** Begin Material **
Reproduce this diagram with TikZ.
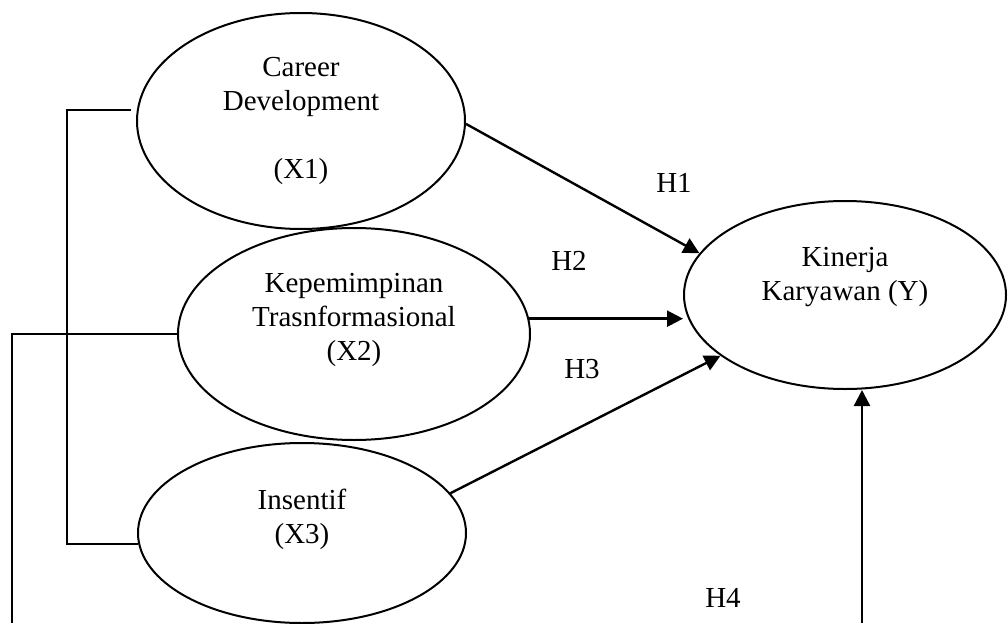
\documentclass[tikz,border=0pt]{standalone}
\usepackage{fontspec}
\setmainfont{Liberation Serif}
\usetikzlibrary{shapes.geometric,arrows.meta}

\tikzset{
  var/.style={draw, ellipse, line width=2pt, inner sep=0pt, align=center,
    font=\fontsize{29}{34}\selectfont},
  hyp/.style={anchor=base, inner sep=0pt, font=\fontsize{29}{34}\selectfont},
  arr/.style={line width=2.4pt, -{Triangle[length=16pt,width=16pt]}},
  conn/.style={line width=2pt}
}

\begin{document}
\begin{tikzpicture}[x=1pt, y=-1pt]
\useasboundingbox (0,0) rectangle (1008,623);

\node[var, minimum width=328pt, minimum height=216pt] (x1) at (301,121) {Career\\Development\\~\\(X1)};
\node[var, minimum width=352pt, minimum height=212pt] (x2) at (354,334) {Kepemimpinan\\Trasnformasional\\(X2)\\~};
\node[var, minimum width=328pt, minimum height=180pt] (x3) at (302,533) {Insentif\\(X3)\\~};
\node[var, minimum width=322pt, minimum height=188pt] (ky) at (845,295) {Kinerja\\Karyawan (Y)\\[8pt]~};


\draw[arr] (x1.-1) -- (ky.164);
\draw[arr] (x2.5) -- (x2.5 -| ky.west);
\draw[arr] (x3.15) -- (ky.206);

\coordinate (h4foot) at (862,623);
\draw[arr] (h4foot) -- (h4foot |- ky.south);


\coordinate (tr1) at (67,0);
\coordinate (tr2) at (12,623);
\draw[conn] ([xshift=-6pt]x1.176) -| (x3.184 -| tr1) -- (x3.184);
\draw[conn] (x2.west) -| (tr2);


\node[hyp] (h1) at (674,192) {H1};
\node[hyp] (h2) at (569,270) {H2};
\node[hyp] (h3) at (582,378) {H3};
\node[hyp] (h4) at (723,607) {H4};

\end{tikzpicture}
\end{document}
** End Material **
Leave the pictures out and please restate exactly the lines running from the start of the material through the one with "(0,0) rectangle (1008,623);".

Reproduce this diagram with TikZ.
\documentclass[tikz,border=0pt]{standalone}
\usepackage{fontspec}
\setmainfont{Liberation Serif}
\usetikzlibrary{shapes.geometric,arrows.meta}

\tikzset{
  var/.style={draw, ellipse, line width=2pt, inner sep=0pt, align=center,
    font=\fontsize{29}{34}\selectfont},
  hyp/.style={anchor=base, inner sep=0pt, font=\fontsize{29}{34}\selectfont},
  arr/.style={line width=2.4pt, -{Triangle[length=16pt,width=16pt]}},
  conn/.style={line width=2pt}
}

\begin{document}
\begin{tikzpicture}[x=1pt, y=-1pt]
\useasboundingbox (0,0) rectangle (1008,623);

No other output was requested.